Hedge funds continue to expand their record bearish Treasuries bets at a remarkable rate, but cooling U.S. inflation and expectations that the Federal Reserve will cut interest rates by up to 100 basis points next year could trigger a powerful short-covering rally.
The latest Commodity Futures Trading Commission (CFTC) figures released on Monday, delayed because of the Veteran’s Day federal holiday on Friday, show that speculators dramatically increased their net short positions in two- and five-year Treasuries futures to fresh record levels.
It is unclear exactly what is behind the recent surge. Some experts point to the “basis trade” - a leveraged arbitrage play profiting from price differences between cash bonds and futures - relative value plays on the yield curve, hedges against other trades, or outright directional bets on U.S. interest rates.

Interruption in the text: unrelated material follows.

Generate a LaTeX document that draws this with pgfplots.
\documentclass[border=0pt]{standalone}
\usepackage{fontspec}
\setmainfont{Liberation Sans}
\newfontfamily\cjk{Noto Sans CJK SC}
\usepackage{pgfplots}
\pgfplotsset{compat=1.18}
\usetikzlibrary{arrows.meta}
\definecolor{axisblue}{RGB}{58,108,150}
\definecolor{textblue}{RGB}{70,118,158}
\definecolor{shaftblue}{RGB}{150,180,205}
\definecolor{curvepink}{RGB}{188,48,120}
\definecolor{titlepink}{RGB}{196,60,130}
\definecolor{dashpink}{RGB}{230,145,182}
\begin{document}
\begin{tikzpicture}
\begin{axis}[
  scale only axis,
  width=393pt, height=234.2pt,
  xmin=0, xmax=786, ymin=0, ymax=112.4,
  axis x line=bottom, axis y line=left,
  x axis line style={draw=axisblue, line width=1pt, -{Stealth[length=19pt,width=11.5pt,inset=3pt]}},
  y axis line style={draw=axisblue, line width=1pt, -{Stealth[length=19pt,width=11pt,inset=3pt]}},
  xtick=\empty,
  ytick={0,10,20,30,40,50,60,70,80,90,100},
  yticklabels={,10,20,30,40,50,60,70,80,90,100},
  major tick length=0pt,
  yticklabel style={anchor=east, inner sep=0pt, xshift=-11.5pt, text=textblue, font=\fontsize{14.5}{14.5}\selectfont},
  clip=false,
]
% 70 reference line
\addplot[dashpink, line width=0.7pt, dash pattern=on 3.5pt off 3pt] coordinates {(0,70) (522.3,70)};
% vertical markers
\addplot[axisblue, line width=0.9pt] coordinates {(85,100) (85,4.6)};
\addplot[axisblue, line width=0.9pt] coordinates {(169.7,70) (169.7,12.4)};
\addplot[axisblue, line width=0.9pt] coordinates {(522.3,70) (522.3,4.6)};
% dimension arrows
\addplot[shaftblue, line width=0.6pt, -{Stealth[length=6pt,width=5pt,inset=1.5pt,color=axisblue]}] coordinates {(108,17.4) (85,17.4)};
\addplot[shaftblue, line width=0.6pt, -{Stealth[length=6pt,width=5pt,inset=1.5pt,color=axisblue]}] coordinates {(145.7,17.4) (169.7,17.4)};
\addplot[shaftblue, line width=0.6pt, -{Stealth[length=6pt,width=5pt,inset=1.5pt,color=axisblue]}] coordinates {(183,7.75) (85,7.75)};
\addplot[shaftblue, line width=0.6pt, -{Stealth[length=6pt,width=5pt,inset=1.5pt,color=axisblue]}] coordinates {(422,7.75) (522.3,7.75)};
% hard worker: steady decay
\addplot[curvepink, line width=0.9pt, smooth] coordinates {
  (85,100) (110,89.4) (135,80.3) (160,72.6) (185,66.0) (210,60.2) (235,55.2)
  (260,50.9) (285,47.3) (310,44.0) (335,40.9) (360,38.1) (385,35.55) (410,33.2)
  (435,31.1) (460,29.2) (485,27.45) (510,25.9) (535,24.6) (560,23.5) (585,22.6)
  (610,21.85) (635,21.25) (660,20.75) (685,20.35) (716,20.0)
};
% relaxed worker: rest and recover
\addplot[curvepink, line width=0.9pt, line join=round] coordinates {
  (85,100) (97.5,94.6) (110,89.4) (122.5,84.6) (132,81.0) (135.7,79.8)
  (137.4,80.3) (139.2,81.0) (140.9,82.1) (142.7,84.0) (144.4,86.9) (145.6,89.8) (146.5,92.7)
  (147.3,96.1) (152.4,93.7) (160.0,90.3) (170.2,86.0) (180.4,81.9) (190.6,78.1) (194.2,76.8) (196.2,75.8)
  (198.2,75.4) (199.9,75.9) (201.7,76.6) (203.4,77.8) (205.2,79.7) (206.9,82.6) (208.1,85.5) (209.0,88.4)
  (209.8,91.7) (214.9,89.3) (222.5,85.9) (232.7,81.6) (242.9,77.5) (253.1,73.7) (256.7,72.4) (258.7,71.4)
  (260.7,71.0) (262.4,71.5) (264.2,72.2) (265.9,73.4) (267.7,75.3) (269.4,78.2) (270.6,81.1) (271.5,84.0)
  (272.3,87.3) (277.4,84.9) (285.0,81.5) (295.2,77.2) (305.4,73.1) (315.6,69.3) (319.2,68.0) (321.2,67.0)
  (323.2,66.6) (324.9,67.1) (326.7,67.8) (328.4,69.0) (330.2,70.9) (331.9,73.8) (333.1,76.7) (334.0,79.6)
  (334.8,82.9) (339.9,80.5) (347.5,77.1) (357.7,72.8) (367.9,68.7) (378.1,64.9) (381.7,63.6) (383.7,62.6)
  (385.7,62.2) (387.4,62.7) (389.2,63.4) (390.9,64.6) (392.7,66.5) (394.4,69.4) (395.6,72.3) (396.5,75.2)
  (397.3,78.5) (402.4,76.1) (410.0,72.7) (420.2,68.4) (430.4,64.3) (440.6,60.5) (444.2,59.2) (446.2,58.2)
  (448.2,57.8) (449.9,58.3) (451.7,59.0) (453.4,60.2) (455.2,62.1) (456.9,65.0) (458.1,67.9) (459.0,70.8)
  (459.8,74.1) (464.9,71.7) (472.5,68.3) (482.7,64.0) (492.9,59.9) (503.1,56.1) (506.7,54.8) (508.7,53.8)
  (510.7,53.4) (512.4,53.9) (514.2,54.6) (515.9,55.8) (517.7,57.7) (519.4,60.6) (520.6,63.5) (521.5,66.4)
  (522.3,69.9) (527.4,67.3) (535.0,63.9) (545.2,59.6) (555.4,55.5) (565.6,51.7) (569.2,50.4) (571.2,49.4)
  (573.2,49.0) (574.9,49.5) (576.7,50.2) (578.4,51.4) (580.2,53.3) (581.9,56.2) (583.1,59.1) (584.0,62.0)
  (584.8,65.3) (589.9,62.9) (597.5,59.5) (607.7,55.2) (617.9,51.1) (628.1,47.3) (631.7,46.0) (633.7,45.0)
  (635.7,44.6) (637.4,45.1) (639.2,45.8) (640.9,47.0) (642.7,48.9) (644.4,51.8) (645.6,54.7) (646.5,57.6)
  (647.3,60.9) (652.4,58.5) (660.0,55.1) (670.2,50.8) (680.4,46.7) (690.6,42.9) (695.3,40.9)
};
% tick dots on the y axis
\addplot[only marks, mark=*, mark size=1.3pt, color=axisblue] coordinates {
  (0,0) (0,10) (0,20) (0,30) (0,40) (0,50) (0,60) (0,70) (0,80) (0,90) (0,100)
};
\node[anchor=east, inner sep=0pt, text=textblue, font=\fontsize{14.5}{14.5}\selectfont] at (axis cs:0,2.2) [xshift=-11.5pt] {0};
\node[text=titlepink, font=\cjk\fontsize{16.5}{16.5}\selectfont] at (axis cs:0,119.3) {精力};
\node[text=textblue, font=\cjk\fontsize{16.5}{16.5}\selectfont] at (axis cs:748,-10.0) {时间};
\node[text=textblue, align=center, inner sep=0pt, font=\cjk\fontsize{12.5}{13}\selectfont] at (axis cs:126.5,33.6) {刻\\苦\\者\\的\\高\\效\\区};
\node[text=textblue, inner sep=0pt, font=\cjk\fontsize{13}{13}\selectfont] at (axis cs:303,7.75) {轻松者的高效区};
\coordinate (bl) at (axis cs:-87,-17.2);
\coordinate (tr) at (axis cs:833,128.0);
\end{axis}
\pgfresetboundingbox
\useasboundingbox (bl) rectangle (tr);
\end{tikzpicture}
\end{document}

Whatever is driving it, the sheer size of the record short positions and the pace at which they are growing suggest the reversal, when it comes, could be powerful.
Following the release of consumer price inflation data for October on Tuesday, the U.S. bond market opened a window into what that might look like. All yields fell sharply, but especially at the short end - two- and five-year yields plunged by 20 basis points or more, marking the latter’s biggest decline since March.

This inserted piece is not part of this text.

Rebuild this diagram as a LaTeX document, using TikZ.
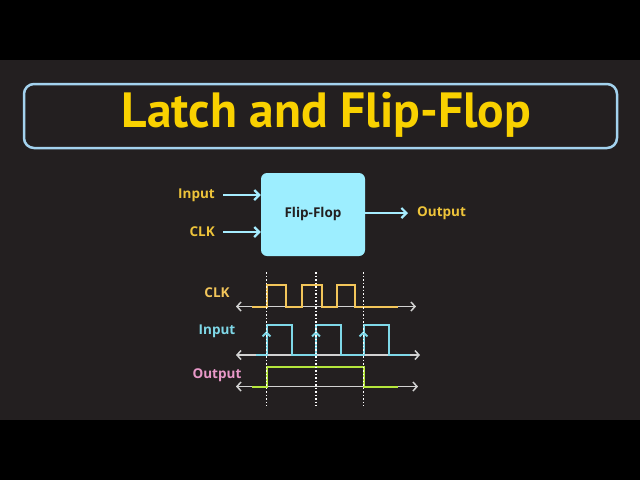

And there is potential for short-covering from CFTC funds that would, all else equal, push yields even lower.
CFTC data for the week ending Nov. 7 show that non-commercial accounts, often seen as a broad grouping of hedge funds and speculators, grew their net short position in five-year Treasury futures by 231,795 contracts to 1.42 million.
That is a record weekly bearish shift, breaking the previous record of 182,686 in the prior week.
Leveraged funds - those more likely to be active in the basis trade - grew their net short position by 149,000 contracts to 2.08 million, a new record. This is the first break through 2 million, and the position has doubled since March.
In the two-year space, non-commercial accounts grew their net short position slightly to a new record 1.454 million contracts, and leveraged funds’ net short position rose substantially to 1.716 million contracts, also a new record.
A short position is essentially a bet that an asset’s price will fall, and a long position is a bet that it will rise. Falling prices for bonds indicate higher yields, and vice versa.
But funds play Treasuries futures for other reasons, such as the basis trade that regulators this year have flagged as a potential financial stability risk. The difference between cash bond and futures prices is tiny, but funds make their money from leverage in the repo market and the sheer volume of trade.
Overnight repo rates have been steady in recent weeks around 5.35%-5.40%, hovering close to the mid-point of the 5.25%-5.50% federal funds target range, as you would expect. Primary dealers’ general collateral overnight lending has risen in recent months, but not dramatically.
If softer inflation and a more dovish U.S. central bank keep yields under downward pressure, funds’ short Treasuries position is likely to come under increasing pressure too.
Economists at Bank of America on Tuesday changed their Fed call and no longer expect a final rate hike in the current tightening cycle, and the bank’s rates strategists recommend going long five-year Treasuries.
“We now think that the hiking cycle is over. The price action today is consistent with our recommendation to be long the UST 5-year point and in 5s30s nominal curve steepeners,” they wrote in a note to clients.